▶ Short exercise
Retype every line from the start of the data down to and including the line with "4.39, 4.35, 4.29, 4.23]". Skip the pictures.

▶ Source material

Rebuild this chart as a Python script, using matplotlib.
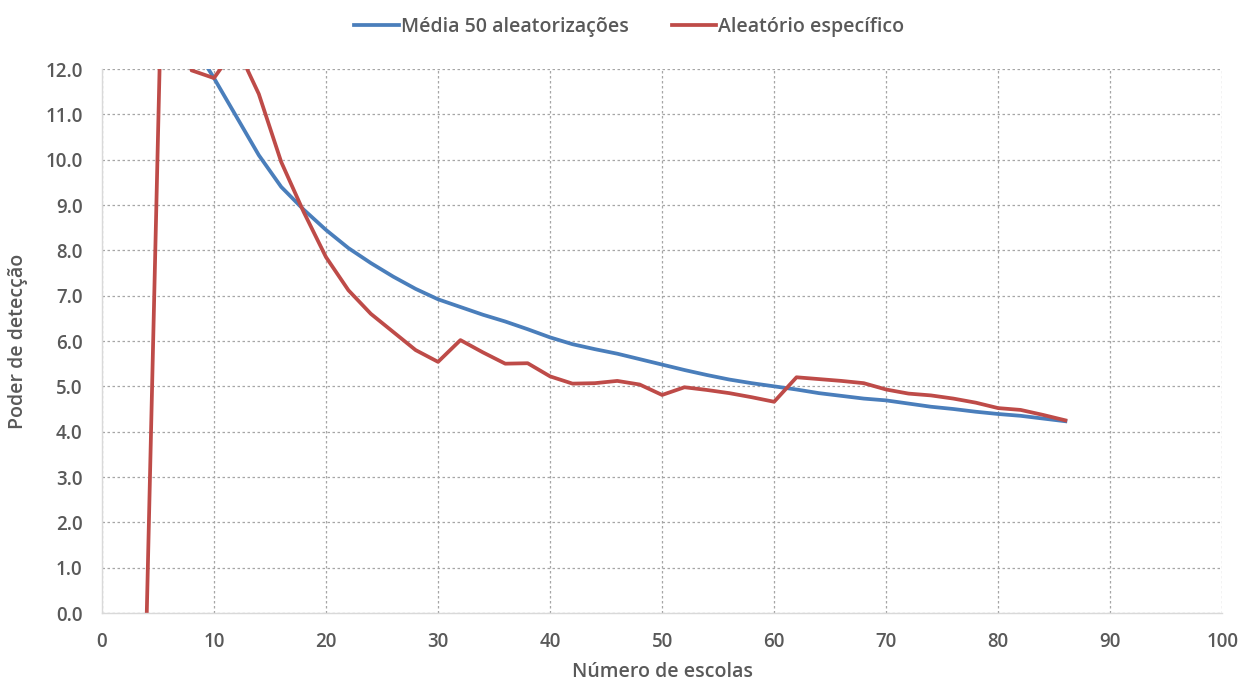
import numpy as np
import matplotlib
matplotlib.use("Agg")
import matplotlib.pyplot as plt
from matplotlib.ticker import FormatStrFormatter, MultipleLocator

plt.rcParams['font.family'] = ['Open Sans', 'DejaVu Sans']

# number of schools (x) and detection power for each series
escolas_media = [8, 10, 12, 14, 16, 18, 20, 22, 24, 26, 28, 30, 32, 34, 36, 38, 40,
                 42, 44, 46, 48, 50, 52, 54, 56, 58, 60, 62, 64, 66, 68, 70, 72,
                 74, 76, 78, 80, 82, 84, 86]
media_50 = [12.6, 11.8, 10.95, 10.1, 9.4, 8.9, 8.45, 8.05, 7.72, 7.42, 7.15, 6.92,
            6.75, 6.58, 6.43, 6.26, 6.08, 5.93, 5.82, 5.72, 5.6, 5.48, 5.36, 5.25,
            5.15, 5.07, 5.0, 4.93, 4.85, 4.79, 4.73, 4.69, 4.62, 4.55, 4.5, 4.44,
            4.39, 4.35, 4.29, 4.23]

escolas_especifico = [4, 6, 8, 10, 12, 14, 16, 18, 20, 22, 24, 26, 28, 30, 32, 34,
                      36, 38, 40, 42, 44, 46, 48, 50, 52, 54, 56, 58, 60, 62, 64,
                      66, 68, 70, 72, 74, 76, 78, 80, 82, 84, 86]
especifico = [0.0, 21.0, 11.97, 11.8, 12.5, 11.45, 9.95, 8.85, 7.85, 7.12, 6.6, 6.2,
              5.8, 5.54, 6.02, 5.75, 5.5, 5.51, 5.22, 5.06, 5.07, 5.12, 5.04, 4.81,
              4.98, 4.92, 4.85, 4.76, 4.66, 5.2, 5.16, 5.12, 5.07, 4.93, 4.84, 4.8,
              4.73, 4.64, 4.52, 4.48, 4.37, 4.25]

label_media = 'Média 50 aleatorizações'
label_especifico = 'Aleatório específico'

text_color = '#595959'

fig = plt.figure(figsize=(12.51, 6.86), dpi=100)
ax = fig.add_axes([0.0815, 0.1064, 0.8955, 0.793])

ax.plot(escolas_media, media_50, color='#4a7ebb', linewidth=2.7, label=label_media)
ax.plot(escolas_especifico, especifico, color='#be4b48', linewidth=2.7, label=label_especifico)

ax.set_xlim(0, 100)
ax.set_ylim(0, 12)
ax.xaxis.set_major_locator(MultipleLocator(10))
ax.yaxis.set_major_locator(MultipleLocator(1))
ax.yaxis.set_major_formatter(FormatStrFormatter('%.1f'))

ax.grid(True, color='#a6a6a6', linestyle=(0, (2, 2)), linewidth=0.9)
ax.set_axisbelow(True)
for side in ['top', 'right']:
    ax.spines[side].set_visible(False)
for side in ['left', 'bottom']:
    ax.spines[side].set_color('#d9d9d9')
    ax.spines[side].set_linewidth(1.0)

ax.tick_params(length=0, labelsize=13.5, labelcolor=text_color)
ax.tick_params(axis='y', pad=14)
ax.tick_params(axis='x', pad=14)
for lab in ax.get_xticklabels() + ax.get_yticklabels():
    lab.set_fontweight('semibold')

ax.set_xlabel('Número de escolas', fontsize=14, color=text_color, fontweight='semibold', labelpad=7)
ax.set_ylabel('Poder de detecção', fontsize=14, color=text_color, fontweight='semibold', labelpad=12)

fig.legend(loc='center', bbox_to_anchor=(0.503, 0.961), ncol=2, frameon=False,
           handlelength=2.3, handletextpad=0.1, columnspacing=2.2,
           labelcolor=text_color, prop={'weight': 'semibold', 'size': 14})

fig.savefig('out.png', dpi=100)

▶ Reply
Rebuild this chart as a Python script, using matplotlib.
import numpy as np
import matplotlib
matplotlib.use("Agg")
import matplotlib.pyplot as plt
from matplotlib.ticker import FormatStrFormatter, MultipleLocator

plt.rcParams['font.family'] = ['Open Sans', 'DejaVu Sans']

# number of schools (x) and detection power for each series
escolas_media = [8, 10, 12, 14, 16, 18, 20, 22, 24, 26, 28, 30, 32, 34, 36, 38, 40,
                 42, 44, 46, 48, 50, 52, 54, 56, 58, 60, 62, 64, 66, 68, 70, 72,
                 74, 76, 78, 80, 82, 84, 86]
media_50 = [12.6, 11.8, 10.95, 10.1, 9.4, 8.9, 8.45, 8.05, 7.72, 7.42, 7.15, 6.92,
            6.75, 6.58, 6.43, 6.26, 6.08, 5.93, 5.82, 5.72, 5.6, 5.48, 5.36, 5.25,
            5.15, 5.07, 5.0, 4.93, 4.85, 4.79, 4.73, 4.69, 4.62, 4.55, 4.5, 4.44,
            4.39, 4.35, 4.29, 4.23]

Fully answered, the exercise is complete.